▶ **Written task**
Copy down all of the data underneath, exactly as shown.

* Start *

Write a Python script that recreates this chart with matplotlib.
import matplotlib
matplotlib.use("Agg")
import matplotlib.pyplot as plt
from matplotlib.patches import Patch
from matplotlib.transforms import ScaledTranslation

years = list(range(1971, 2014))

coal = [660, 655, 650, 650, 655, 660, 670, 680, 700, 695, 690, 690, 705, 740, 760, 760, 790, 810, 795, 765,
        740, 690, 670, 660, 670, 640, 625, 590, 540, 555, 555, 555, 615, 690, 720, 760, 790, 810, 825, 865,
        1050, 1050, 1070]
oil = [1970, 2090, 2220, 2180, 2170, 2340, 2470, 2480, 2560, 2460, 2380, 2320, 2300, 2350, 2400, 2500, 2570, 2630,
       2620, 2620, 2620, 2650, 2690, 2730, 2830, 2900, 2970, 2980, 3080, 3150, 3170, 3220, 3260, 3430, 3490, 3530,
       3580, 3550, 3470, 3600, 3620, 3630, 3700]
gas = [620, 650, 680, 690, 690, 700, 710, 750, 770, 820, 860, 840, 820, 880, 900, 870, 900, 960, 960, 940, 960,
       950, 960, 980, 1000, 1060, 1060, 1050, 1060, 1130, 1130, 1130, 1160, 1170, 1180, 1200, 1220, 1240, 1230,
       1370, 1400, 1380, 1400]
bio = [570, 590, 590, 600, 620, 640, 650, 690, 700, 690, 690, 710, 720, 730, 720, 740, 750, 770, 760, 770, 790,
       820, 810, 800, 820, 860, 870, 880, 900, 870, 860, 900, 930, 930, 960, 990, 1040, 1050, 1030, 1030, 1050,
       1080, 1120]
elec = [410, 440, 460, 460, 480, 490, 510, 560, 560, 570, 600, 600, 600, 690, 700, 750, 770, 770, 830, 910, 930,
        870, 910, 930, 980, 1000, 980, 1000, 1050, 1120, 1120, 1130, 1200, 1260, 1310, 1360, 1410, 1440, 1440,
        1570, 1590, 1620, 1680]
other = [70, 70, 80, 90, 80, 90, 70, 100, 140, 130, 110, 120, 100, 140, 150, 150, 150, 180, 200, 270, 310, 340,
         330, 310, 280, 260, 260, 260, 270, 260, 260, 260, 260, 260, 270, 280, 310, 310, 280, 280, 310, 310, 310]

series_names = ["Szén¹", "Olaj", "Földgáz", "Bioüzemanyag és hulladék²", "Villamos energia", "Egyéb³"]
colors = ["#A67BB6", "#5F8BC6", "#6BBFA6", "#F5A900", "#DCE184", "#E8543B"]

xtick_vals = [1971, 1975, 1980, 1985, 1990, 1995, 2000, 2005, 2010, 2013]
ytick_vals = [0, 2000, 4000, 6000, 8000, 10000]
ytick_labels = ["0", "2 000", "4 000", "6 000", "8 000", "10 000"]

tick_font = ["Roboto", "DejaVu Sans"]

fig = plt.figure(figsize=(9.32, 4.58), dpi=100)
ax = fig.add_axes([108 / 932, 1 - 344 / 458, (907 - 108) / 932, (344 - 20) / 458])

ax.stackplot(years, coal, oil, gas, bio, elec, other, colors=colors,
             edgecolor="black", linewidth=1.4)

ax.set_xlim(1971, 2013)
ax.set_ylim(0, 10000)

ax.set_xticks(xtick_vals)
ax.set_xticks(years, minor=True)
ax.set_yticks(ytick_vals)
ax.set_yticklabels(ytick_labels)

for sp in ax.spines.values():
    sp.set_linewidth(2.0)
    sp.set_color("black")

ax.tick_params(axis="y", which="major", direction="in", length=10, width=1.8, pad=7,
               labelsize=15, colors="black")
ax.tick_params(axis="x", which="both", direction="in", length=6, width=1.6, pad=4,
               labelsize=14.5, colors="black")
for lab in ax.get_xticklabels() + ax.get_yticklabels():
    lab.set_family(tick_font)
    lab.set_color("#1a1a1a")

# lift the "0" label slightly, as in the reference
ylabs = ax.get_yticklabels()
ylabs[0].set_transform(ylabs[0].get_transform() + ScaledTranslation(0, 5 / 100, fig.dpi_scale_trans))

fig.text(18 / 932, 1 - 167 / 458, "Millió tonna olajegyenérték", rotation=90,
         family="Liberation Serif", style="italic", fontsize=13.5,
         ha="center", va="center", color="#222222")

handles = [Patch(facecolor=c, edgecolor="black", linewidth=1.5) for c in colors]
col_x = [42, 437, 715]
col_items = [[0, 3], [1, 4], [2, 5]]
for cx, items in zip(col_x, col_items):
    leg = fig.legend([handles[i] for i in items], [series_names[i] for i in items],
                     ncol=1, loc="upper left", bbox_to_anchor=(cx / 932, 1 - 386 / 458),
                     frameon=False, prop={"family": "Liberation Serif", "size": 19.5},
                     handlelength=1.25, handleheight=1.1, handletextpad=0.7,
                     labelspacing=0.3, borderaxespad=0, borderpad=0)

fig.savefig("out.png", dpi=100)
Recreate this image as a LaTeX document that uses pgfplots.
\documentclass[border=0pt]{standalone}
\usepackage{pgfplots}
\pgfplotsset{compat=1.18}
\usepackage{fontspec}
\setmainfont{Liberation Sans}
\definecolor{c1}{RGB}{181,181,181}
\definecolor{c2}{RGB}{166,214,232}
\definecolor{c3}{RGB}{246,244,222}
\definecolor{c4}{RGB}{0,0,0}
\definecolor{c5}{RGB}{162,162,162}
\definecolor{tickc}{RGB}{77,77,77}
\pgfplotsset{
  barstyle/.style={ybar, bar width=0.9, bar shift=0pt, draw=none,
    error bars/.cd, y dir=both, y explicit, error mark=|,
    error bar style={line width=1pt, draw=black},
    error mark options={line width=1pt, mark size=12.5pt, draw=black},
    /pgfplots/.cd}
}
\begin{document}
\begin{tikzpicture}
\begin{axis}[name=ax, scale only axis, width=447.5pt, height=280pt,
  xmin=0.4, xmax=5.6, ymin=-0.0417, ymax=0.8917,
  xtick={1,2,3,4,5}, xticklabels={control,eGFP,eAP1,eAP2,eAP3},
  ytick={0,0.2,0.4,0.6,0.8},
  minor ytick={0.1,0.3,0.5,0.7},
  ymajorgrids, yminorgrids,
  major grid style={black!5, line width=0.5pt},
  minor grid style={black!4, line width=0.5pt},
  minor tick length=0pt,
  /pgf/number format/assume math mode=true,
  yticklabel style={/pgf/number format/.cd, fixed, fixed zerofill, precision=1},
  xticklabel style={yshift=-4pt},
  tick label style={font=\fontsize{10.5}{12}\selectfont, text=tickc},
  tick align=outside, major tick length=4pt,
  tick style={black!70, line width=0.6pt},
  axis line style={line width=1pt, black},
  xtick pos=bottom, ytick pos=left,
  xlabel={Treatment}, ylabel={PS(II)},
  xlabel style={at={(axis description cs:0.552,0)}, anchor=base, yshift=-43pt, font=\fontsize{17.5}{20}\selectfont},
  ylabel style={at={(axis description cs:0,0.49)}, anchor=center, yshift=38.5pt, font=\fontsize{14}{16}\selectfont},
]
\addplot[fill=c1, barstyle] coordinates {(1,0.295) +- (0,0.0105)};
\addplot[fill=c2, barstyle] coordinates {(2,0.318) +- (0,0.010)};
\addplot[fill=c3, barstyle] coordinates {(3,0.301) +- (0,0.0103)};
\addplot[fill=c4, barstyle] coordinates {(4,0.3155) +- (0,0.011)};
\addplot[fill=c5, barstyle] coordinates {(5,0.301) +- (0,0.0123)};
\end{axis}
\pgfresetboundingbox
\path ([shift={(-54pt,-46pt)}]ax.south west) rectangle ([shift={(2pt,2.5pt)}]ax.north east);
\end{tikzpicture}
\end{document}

* End *

▶ **Exercise response**
Write a Python script that recreates this chart with matplotlib.
import matplotlib
matplotlib.use("Agg")
import matplotlib.pyplot as plt
from matplotlib.patches import Patch
from matplotlib.transforms import ScaledTranslation

years = list(range(1971, 2014))

coal = [660, 655, 650, 650, 655, 660, 670, 680, 700, 695, 690, 690, 705, 740, 760, 760, 790, 810, 795, 765,
        740, 690, 670, 660, 670, 640, 625, 590, 540, 555, 555, 555, 615, 690, 720, 760, 790, 810, 825, 865,
        1050, 1050, 1070]
oil = [1970, 2090, 2220, 2180, 2170, 2340, 2470, 2480, 2560, 2460, 2380, 2320, 2300, 2350, 2400, 2500, 2570, 2630,
       2620, 2620, 2620, 2650, 2690, 2730, 2830, 2900, 2970, 2980, 3080, 3150, 3170, 3220, 3260, 3430, 3490, 3530,
       3580, 3550, 3470, 3600, 3620, 3630, 3700]
gas = [620, 650, 680, 690, 690, 700, 710, 750, 770, 820, 860, 840, 820, 880, 900, 870, 900, 960, 960, 940, 960,
       950, 960, 980, 1000, 1060, 1060, 1050, 1060, 1130, 1130, 1130, 1160, 1170, 1180, 1200, 1220, 1240, 1230,
       1370, 1400, 1380, 1400]
bio = [570, 590, 590, 600, 620, 640, 650, 690, 700, 690, 690, 710, 720, 730, 720, 740, 750, 770, 760, 770, 790,
       820, 810, 800, 820, 860, 870, 880, 900, 870, 860, 900, 930, 930, 960, 990, 1040, 1050, 1030, 1030, 1050,
       1080, 1120]
elec = [410, 440, 460, 460, 480, 490, 510, 560, 560, 570, 600, 600, 600, 690, 700, 750, 770, 770, 830, 910, 930,
        870, 910, 930, 980, 1000, 980, 1000, 1050, 1120, 1120, 1130, 1200, 1260, 1310, 1360, 1410, 1440, 1440,
        1570, 1590, 1620, 1680]
other = [70, 70, 80, 90, 80, 90, 70, 100, 140, 130, 110, 120, 100, 140, 150, 150, 150, 180, 200, 270, 310, 340,
         330, 310, 280, 260, 260, 260, 270, 260, 260, 260, 260, 260, 270, 280, 310, 310, 280, 280, 310, 310, 310]

series_names = ["Szén¹", "Olaj", "Földgáz", "Bioüzemanyag és hulladék²", "Villamos energia", "Egyéb³"]
colors = ["#A67BB6", "#5F8BC6", "#6BBFA6", "#F5A900", "#DCE184", "#E8543B"]

xtick_vals = [1971, 1975, 1980, 1985, 1990, 1995, 2000, 2005, 2010, 2013]
ytick_vals = [0, 2000, 4000, 6000, 8000, 10000]
ytick_labels = ["0", "2 000", "4 000", "6 000", "8 000", "10 000"]

tick_font = ["Roboto", "DejaVu Sans"]

fig = plt.figure(figsize=(9.32, 4.58), dpi=100)
ax = fig.add_axes([108 / 932, 1 - 344 / 458, (907 - 108) / 932, (344 - 20) / 458])

ax.stackplot(years, coal, oil, gas, bio, elec, other, colors=colors,
             edgecolor="black", linewidth=1.4)

ax.set_xlim(1971, 2013)
ax.set_ylim(0, 10000)

ax.set_xticks(xtick_vals)
ax.set_xticks(years, minor=True)
ax.set_yticks(ytick_vals)
ax.set_yticklabels(ytick_labels)

for sp in ax.spines.values():
    sp.set_linewidth(2.0)
    sp.set_color("black")

ax.tick_params(axis="y", which="major", direction="in", length=10, width=1.8, pad=7,
               labelsize=15, colors="black")
ax.tick_params(axis="x", which="both", direction="in", length=6, width=1.6, pad=4,
               labelsize=14.5, colors="black")
for lab in ax.get_xticklabels() + ax.get_yticklabels():
    lab.set_family(tick_font)
    lab.set_color("#1a1a1a")

# lift the "0" label slightly, as in the reference
ylabs = ax.get_yticklabels()
ylabs[0].set_transform(ylabs[0].get_transform() + ScaledTranslation(0, 5 / 100, fig.dpi_scale_trans))

fig.text(18 / 932, 1 - 167 / 458, "Millió tonna olajegyenérték", rotation=90,
         family="Liberation Serif", style="italic", fontsize=13.5,
         ha="center", va="center", color="#222222")

handles = [Patch(facecolor=c, edgecolor="black", linewidth=1.5) for c in colors]
col_x = [42, 437, 715]
col_items = [[0, 3], [1, 4], [2, 5]]
for cx, items in zip(col_x, col_items):
    leg = fig.legend([handles[i] for i in items], [series_names[i] for i in items],
                     ncol=1, loc="upper left", bbox_to_anchor=(cx / 932, 1 - 386 / 458),
                     frameon=False, prop={"family": "Liberation Serif", "size": 19.5},
                     handlelength=1.25, handleheight=1.1, handletextpad=0.7,
                     labelspacing=0.3, borderaxespad=0, borderpad=0)

fig.savefig("out.png", dpi=100)
Recreate this image as a LaTeX document that uses pgfplots.
\documentclass[border=0pt]{standalone}
\usepackage{pgfplots}
\pgfplotsset{compat=1.18}
\usepackage{fontspec}
\setmainfont{Liberation Sans}
\definecolor{c1}{RGB}{181,181,181}
\definecolor{c2}{RGB}{166,214,232}
\definecolor{c3}{RGB}{246,244,222}
\definecolor{c4}{RGB}{0,0,0}
\definecolor{c5}{RGB}{162,162,162}
\definecolor{tickc}{RGB}{77,77,77}
\pgfplotsset{
  barstyle/.style={ybar, bar width=0.9, bar shift=0pt, draw=none,
    error bars/.cd, y dir=both, y explicit, error mark=|,
    error bar style={line width=1pt, draw=black},
    error mark options={line width=1pt, mark size=12.5pt, draw=black},
    /pgfplots/.cd}
}
\begin{document}
\begin{tikzpicture}
\begin{axis}[name=ax, scale only axis, width=447.5pt, height=280pt,
  xmin=0.4, xmax=5.6, ymin=-0.0417, ymax=0.8917,
  xtick={1,2,3,4,5}, xticklabels={control,eGFP,eAP1,eAP2,eAP3},
  ytick={0,0.2,0.4,0.6,0.8},
  minor ytick={0.1,0.3,0.5,0.7},
  ymajorgrids, yminorgrids,
  major grid style={black!5, line width=0.5pt},
  minor grid style={black!4, line width=0.5pt},
  minor tick length=0pt,
  /pgf/number format/assume math mode=true,
  yticklabel style={/pgf/number format/.cd, fixed, fixed zerofill, precision=1},
  xticklabel style={yshift=-4pt},
  tick label style={font=\fontsize{10.5}{12}\selectfont, text=tickc},
  tick align=outside, major tick length=4pt,
  tick style={black!70, line width=0.6pt},
  axis line style={line width=1pt, black},
  xtick pos=bottom, ytick pos=left,
  xlabel={Treatment}, ylabel={PS(II)},
  xlabel style={at={(axis description cs:0.552,0)}, anchor=base, yshift=-43pt, font=\fontsize{17.5}{20}\selectfont},
  ylabel style={at={(axis description cs:0,0.49)}, anchor=center, yshift=38.5pt, font=\fontsize{14}{16}\selectfont},
]
\addplot[fill=c1, barstyle] coordinates {(1,0.295) +- (0,0.0105)};
\addplot[fill=c2, barstyle] coordinates {(2,0.318) +- (0,0.010)};
\addplot[fill=c3, barstyle] coordinates {(3,0.301) +- (0,0.0103)};
\addplot[fill=c4, barstyle] coordinates {(4,0.3155) +- (0,0.011)};
\addplot[fill=c5, barstyle] coordinates {(5,0.301) +- (0,0.0123)};
\end{axis}
\pgfresetboundingbox
\path ([shift={(-54pt,-46pt)}]ax.south west) rectangle ([shift={(2pt,2.5pt)}]ax.north east);
\end{tikzpicture}
\end{document}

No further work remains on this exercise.